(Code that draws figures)
________________________________________
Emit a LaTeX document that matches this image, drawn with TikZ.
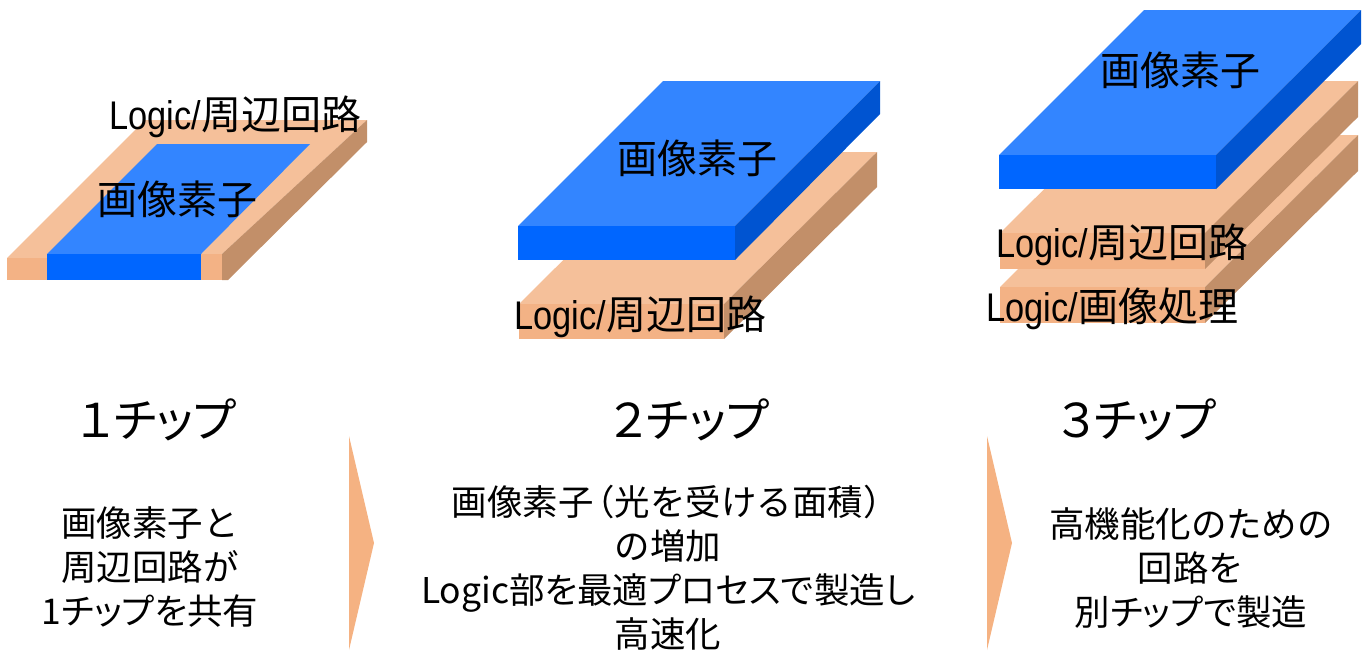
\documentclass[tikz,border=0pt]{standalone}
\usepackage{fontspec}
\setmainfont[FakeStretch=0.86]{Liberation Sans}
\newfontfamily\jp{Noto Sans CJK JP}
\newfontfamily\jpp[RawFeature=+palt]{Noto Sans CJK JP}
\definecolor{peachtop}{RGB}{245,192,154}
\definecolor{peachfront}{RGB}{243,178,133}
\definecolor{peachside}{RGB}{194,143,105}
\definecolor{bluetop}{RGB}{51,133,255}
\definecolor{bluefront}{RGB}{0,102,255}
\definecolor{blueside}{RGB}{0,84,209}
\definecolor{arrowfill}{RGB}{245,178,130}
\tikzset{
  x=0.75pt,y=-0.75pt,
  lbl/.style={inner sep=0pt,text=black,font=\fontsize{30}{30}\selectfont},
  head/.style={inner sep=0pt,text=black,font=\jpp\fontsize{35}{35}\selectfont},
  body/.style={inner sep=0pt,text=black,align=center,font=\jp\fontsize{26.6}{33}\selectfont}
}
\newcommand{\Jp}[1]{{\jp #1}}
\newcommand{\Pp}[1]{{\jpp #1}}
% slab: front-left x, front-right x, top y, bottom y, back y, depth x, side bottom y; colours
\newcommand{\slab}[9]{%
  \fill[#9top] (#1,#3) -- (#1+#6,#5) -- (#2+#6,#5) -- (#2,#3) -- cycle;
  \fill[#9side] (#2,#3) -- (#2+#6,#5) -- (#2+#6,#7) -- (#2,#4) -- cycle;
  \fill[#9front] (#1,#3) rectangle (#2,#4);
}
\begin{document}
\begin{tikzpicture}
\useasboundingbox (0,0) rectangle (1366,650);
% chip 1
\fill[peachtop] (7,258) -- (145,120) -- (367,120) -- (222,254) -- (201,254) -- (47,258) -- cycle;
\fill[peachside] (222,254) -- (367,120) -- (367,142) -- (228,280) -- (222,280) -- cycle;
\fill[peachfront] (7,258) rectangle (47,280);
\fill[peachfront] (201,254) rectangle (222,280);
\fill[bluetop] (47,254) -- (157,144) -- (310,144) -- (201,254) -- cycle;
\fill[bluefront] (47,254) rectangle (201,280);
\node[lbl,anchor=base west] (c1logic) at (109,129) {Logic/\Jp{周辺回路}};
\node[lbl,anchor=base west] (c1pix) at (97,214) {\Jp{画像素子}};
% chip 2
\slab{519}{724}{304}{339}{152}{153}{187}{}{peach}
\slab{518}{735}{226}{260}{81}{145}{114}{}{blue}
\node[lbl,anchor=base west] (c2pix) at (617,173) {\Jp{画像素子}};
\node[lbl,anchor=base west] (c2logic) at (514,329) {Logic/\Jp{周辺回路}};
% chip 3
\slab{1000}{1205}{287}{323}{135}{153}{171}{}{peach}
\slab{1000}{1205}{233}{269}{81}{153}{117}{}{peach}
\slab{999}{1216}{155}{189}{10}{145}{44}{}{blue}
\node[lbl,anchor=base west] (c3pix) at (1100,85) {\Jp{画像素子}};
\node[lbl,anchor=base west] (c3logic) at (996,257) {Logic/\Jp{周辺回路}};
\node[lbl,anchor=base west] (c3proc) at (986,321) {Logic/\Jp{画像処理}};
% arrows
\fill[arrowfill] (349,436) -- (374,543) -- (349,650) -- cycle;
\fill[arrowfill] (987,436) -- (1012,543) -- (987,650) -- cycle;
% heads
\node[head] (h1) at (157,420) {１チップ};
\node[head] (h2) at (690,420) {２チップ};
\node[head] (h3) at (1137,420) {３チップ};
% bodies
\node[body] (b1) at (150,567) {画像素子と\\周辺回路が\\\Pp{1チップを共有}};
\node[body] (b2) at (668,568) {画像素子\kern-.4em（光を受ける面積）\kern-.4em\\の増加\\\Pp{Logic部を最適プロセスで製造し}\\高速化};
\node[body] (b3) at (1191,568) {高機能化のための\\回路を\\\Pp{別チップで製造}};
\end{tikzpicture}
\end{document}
________________________________________
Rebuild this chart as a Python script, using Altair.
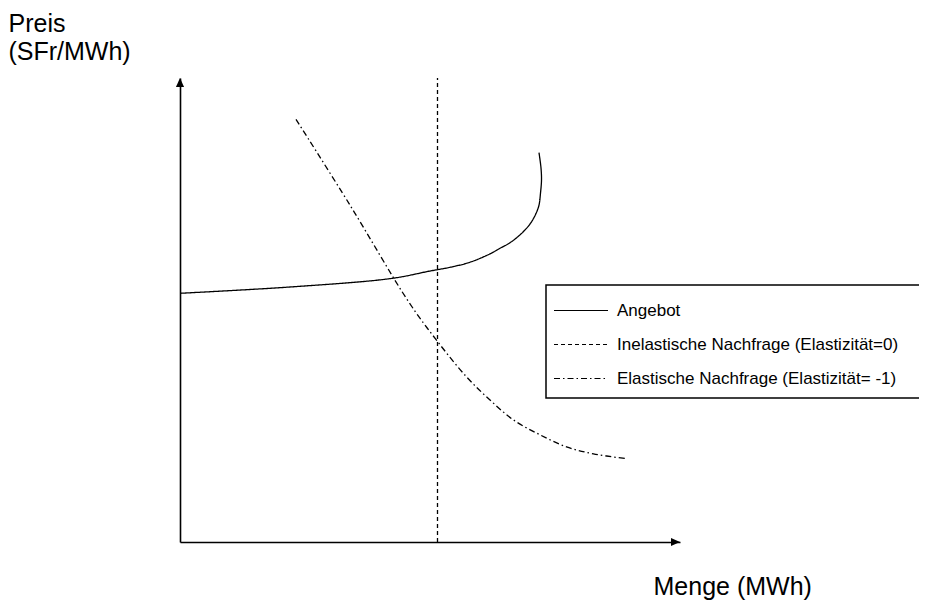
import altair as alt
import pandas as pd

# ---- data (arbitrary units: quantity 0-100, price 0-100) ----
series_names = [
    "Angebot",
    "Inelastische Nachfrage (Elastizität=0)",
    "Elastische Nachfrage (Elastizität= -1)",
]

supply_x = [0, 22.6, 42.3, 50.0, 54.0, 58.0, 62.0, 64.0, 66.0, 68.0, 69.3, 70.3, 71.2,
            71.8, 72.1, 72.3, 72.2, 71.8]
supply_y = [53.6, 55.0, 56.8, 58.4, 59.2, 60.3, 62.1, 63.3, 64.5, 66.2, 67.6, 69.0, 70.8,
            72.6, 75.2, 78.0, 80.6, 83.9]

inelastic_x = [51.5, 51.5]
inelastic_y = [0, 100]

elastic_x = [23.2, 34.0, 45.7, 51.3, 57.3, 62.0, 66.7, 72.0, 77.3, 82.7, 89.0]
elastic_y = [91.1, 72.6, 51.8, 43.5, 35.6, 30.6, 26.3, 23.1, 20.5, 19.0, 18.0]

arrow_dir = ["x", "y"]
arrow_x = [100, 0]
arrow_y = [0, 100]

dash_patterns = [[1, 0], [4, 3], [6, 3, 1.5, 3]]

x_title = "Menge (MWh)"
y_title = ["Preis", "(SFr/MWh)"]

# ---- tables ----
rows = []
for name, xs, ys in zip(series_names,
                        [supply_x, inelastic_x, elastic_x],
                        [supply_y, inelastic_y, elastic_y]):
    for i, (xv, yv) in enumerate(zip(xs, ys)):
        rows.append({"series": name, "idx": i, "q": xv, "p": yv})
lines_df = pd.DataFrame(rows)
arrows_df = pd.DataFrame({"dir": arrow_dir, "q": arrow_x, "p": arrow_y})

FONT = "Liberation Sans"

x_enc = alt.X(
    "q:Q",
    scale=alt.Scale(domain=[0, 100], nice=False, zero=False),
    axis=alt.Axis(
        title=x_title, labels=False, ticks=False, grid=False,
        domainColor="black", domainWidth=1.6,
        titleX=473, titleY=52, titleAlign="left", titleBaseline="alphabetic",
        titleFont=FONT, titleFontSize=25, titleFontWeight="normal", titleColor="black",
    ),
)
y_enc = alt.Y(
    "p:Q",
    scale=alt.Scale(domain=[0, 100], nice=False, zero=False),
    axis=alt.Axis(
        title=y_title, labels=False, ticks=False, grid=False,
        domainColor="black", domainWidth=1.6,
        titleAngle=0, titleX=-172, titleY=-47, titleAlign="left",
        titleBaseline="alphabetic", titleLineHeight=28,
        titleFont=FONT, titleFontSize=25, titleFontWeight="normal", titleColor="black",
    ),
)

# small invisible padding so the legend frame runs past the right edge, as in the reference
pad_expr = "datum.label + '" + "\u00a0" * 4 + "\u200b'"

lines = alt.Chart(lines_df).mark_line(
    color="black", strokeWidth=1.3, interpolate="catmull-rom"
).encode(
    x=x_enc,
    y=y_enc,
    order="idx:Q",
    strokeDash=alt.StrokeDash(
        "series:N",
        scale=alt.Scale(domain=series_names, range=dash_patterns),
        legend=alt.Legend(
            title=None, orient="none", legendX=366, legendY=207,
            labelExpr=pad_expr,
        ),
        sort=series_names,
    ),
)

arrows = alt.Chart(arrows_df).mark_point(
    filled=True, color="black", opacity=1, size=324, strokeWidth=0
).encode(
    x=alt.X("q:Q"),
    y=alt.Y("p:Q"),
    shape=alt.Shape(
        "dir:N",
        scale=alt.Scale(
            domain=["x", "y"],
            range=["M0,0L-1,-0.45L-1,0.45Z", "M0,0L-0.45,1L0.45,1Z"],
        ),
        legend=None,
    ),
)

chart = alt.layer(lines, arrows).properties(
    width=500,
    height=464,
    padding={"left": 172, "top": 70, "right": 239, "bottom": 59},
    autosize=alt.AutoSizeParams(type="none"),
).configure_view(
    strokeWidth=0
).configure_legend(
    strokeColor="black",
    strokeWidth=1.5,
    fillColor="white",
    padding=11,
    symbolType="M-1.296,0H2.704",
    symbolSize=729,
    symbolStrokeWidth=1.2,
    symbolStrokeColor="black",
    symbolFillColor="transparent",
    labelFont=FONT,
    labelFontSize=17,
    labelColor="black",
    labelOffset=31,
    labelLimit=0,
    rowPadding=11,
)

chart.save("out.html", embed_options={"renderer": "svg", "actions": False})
________________________________________
◆ REQUIRED WORK
Review the preceding data and report every line that includes the string "this".

◆ WRITTEN RESPONSE
Emit a LaTeX document that matches this image, drawn with TikZ.
Rebuild this chart as a Python script, using Altair.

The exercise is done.